Sin edad

El otro día, sentado en uno de esos parques ahora convertidos en los espacios relativamente más seguros para verse con alguien, los vi. Al sol. Con años y arrugas encima. Y comentando entre risas las jugadas que acababan bien. Y las que no. Porque por algo quedaban. Para pasar un buen rato. Curiosamente a los pocos días vi un vídeo grabado por alguien que se había quedado de piedra viendo una escena parecida. Mayores. Muy mayores. Jugando al tenis.

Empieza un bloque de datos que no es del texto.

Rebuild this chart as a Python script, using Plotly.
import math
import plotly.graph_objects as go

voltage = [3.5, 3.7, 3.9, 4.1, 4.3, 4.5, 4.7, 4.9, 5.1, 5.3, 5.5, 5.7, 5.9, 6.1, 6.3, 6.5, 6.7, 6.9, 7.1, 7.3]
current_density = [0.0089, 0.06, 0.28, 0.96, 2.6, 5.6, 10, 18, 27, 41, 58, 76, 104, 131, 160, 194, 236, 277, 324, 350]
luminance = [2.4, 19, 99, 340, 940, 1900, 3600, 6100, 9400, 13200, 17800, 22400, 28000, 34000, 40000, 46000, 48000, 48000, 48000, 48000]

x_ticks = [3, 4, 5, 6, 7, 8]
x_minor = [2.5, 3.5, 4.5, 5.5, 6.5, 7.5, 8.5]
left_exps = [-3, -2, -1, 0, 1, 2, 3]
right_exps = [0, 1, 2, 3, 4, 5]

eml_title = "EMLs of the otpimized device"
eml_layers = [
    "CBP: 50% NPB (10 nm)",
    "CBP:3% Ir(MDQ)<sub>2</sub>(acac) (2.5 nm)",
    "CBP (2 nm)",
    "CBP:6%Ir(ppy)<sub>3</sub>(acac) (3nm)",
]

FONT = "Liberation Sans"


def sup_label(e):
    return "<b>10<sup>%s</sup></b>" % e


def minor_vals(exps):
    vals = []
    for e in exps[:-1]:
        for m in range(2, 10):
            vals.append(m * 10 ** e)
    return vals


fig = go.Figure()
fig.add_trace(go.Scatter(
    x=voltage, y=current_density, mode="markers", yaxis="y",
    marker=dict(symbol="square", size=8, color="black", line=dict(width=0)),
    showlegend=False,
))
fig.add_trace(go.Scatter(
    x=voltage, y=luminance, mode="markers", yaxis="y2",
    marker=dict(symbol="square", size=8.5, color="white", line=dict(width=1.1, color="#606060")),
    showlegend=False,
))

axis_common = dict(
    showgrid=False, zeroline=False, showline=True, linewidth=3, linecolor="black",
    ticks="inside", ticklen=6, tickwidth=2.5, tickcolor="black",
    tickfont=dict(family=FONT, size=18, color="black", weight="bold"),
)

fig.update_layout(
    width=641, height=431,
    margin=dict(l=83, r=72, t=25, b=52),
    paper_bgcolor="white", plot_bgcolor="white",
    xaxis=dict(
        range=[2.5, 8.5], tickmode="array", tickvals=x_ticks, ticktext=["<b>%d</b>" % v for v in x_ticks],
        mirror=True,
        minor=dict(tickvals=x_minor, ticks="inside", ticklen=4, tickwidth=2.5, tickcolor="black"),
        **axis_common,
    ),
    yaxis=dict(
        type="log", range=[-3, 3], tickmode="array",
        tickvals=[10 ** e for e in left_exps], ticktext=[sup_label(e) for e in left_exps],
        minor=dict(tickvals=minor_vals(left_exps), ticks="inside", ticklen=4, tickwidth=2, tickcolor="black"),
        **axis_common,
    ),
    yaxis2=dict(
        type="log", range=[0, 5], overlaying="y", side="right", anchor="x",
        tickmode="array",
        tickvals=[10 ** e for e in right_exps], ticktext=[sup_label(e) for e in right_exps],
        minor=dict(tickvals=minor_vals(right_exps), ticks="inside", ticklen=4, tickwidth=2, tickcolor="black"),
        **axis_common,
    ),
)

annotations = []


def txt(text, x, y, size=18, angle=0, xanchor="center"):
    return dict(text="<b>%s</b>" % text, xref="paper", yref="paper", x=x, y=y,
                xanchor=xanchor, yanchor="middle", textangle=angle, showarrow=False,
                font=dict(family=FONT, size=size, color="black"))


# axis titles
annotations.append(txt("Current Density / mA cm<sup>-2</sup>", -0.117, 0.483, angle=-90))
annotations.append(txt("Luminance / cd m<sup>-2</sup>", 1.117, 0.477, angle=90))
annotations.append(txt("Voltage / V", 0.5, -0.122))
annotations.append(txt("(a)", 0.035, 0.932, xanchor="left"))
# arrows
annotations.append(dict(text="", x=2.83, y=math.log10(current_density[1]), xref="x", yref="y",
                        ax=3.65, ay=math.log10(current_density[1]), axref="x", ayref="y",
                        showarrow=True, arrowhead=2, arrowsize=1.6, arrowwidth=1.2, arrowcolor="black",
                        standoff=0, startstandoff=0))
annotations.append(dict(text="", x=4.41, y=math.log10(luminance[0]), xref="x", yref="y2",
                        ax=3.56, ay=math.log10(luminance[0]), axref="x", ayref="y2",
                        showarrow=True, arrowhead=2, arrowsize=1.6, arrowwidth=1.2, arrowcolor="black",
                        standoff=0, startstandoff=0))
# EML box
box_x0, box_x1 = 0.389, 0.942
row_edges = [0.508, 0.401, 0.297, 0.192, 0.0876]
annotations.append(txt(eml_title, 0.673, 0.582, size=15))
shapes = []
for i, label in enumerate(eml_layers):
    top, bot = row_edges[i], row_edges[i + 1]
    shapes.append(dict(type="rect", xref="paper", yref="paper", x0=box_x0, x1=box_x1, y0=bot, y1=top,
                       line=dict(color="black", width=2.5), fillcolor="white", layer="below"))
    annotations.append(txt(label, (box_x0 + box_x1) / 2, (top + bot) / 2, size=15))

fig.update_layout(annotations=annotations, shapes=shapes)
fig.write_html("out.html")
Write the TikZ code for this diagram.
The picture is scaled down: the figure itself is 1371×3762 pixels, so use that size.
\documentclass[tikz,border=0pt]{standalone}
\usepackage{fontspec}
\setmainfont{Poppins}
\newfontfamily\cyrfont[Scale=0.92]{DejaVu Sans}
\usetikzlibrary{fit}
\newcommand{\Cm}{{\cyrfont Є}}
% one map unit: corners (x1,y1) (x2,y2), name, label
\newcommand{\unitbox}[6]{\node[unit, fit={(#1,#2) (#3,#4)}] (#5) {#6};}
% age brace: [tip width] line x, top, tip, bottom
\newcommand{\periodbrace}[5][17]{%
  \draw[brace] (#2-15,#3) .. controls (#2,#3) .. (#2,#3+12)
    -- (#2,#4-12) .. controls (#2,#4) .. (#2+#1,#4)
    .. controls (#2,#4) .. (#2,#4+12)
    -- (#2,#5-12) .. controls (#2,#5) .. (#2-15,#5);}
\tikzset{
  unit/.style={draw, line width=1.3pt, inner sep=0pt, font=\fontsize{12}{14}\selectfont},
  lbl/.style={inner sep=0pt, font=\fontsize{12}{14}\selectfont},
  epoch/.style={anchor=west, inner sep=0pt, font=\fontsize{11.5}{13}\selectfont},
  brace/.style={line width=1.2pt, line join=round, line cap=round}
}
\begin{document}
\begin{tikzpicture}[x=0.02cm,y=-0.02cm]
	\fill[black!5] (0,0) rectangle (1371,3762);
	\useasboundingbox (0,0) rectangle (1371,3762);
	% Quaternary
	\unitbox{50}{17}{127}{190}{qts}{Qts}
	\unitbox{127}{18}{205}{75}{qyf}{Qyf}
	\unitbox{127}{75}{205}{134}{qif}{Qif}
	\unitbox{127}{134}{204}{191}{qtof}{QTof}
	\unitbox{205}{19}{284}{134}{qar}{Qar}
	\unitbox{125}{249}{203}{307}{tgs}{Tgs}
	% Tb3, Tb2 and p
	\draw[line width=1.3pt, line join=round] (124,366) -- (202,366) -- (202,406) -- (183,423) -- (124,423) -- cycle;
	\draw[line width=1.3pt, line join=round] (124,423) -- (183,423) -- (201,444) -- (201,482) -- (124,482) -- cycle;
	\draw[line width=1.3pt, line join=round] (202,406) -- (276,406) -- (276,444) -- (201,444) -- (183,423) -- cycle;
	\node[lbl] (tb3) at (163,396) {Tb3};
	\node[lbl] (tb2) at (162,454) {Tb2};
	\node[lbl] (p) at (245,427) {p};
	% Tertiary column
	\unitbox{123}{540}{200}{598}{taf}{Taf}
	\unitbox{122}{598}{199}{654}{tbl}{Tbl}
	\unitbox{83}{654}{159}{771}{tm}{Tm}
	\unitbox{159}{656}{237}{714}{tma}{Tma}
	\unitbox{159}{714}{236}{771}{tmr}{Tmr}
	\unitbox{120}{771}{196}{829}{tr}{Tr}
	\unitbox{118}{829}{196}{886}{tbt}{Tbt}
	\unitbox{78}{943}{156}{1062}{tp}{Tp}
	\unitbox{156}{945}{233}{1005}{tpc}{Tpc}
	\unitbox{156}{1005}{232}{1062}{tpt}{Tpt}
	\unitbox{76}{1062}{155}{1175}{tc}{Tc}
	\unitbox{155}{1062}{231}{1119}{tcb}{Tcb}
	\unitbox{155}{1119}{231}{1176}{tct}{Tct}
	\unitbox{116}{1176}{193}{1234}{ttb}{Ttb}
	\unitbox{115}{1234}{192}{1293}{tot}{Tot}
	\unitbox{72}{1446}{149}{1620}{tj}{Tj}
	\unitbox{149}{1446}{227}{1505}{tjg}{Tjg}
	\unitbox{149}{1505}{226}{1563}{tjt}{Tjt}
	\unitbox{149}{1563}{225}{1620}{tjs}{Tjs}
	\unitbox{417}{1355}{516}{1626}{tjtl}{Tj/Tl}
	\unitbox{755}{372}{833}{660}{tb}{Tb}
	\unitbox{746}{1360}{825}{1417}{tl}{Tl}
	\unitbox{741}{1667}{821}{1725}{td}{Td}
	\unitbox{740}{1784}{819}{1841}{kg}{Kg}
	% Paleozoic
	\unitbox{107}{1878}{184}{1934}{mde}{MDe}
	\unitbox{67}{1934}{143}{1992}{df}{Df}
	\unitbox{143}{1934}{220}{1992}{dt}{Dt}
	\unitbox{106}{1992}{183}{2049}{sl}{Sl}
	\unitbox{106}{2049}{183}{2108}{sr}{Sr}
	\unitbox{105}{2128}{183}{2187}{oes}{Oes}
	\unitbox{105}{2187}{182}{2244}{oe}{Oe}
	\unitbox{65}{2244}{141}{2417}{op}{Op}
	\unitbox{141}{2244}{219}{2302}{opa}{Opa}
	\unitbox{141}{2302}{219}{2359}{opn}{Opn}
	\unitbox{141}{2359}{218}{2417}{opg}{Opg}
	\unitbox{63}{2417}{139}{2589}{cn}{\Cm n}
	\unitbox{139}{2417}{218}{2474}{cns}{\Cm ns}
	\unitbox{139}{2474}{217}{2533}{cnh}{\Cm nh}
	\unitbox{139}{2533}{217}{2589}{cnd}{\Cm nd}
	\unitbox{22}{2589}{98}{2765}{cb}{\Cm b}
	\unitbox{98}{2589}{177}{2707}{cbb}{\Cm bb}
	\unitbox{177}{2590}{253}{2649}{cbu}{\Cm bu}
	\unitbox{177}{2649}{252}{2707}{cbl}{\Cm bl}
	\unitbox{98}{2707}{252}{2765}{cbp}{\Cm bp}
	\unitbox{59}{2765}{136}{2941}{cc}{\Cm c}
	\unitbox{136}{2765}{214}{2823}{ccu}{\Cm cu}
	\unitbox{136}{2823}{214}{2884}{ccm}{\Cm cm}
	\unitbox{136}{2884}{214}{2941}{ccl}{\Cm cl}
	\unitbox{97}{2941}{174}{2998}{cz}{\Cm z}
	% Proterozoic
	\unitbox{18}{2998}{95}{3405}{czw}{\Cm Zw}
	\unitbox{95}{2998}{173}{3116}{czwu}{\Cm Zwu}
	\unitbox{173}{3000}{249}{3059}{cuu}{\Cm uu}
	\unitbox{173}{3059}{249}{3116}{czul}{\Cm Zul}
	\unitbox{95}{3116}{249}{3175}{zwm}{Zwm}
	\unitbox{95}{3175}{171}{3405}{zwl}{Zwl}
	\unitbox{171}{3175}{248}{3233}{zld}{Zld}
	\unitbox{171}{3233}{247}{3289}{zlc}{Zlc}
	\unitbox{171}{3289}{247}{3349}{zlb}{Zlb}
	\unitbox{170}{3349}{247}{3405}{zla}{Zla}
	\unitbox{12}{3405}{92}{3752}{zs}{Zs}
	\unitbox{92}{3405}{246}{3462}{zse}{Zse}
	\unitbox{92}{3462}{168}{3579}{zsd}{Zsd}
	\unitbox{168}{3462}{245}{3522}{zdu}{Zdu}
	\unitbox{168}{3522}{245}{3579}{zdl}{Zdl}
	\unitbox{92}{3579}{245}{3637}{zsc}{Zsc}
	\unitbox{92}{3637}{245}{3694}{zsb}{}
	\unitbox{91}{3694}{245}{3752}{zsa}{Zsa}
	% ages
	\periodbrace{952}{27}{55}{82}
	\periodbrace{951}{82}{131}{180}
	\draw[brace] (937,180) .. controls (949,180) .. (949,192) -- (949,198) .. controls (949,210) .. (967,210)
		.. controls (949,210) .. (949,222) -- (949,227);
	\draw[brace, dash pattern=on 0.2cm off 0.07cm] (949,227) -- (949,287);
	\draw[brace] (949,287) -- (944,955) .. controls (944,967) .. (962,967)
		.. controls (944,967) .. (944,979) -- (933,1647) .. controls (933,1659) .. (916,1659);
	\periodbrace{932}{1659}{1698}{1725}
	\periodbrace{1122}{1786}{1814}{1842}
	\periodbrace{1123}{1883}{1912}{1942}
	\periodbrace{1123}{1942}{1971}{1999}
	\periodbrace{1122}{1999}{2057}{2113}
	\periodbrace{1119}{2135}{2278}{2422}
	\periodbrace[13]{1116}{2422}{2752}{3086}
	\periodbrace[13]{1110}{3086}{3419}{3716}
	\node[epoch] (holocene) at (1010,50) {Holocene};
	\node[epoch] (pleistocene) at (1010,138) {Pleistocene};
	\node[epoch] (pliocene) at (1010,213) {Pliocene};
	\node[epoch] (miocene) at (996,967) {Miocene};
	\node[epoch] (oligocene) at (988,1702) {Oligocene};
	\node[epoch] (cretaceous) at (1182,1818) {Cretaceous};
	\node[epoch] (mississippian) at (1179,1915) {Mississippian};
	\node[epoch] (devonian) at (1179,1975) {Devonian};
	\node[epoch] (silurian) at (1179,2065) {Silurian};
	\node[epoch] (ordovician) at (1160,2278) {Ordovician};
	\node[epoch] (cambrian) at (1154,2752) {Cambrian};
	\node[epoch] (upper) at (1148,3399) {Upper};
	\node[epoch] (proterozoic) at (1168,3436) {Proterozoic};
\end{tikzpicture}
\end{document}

Y no pude evitar acordarme de aquellos años. Como para olvidarlos. En los que cada mañana me iba hasta un club de tenis en el que coincidía y jugaba con unos cuantos abuelos que me adoptaron como un nieto que estaba encantado de correr, pegarle a la bola y tejer complicidades desacomplejadas entre jugada y jugada. Como si fuera el mejor plan que pudiéramos hacer en aquellos despertares fríos y soleados con el Mediterráneo al fondo. Y es que tal vez lo fuera.

Era una manera de hacer deporte, de agitar la cabeza. Además yo de pequeño apenas disfruté de la compañía de mis abuelos, a dos de ellos no llegué ni a conocerlos. Por eso me fascinaba ver y escuchar a aquellos abuelos tenistas. Hablando del tiempo. De política, claro. De cuando se jugaron allí los Juegos Olímpicos. De cómo había jugado el Barça la noche anterior. O de las malditas operaciones. Las salvadas. Las venideras.

Los recuerdo muy puntuales. Competitivos. Y muy ingeniosos. Por eso a veces echaba con ellos hasta tres partidos la misma mañana. Porque no sabía ni quería decirles que no. Porque estaba seguro que la azarosa vida me llevaría algún día a otra ciudad. A otros horarios. A otra vida en la que no pudiera jugar con ellos. Y no quería desaprovechar esa compañía, esa mezcla de veteranía, socarronería y vitalidad. Como aquella mujer que jugaba apenas días después de operarse de un cáncer. El que fumaba nada más acabar el partido. Un Ducados. El que, depende de por dónde le viniera una bola, cambiaba la raqueta de mano. De mano. El que organizaba campeonatos con una pasión digna de convertirse en todo un juez de silla. O el que me decía que, fuese cual fuese el resultado final, él contaría al llegar a casa que había ganado.

Luego, al acabar, los veía inflarse a bromas entre ellos mientras iban entrando y saliendo de la ducha. Desprendiéndose de muñequeras y vistiéndose por los pies. Echándose esas colonias que me transportaban a mi barbero de cuando era pequeño. O jugando al dominó. Antes de volver a casa. Sin prisa. Con el cuerpo bien ejercitado para una siesta. Para recuperar fuerzas y volver a la mañana siguiente. Para soñar con jugadas imposibles.

Cómo no disfrutarlos. Cómo no echarlos de menos.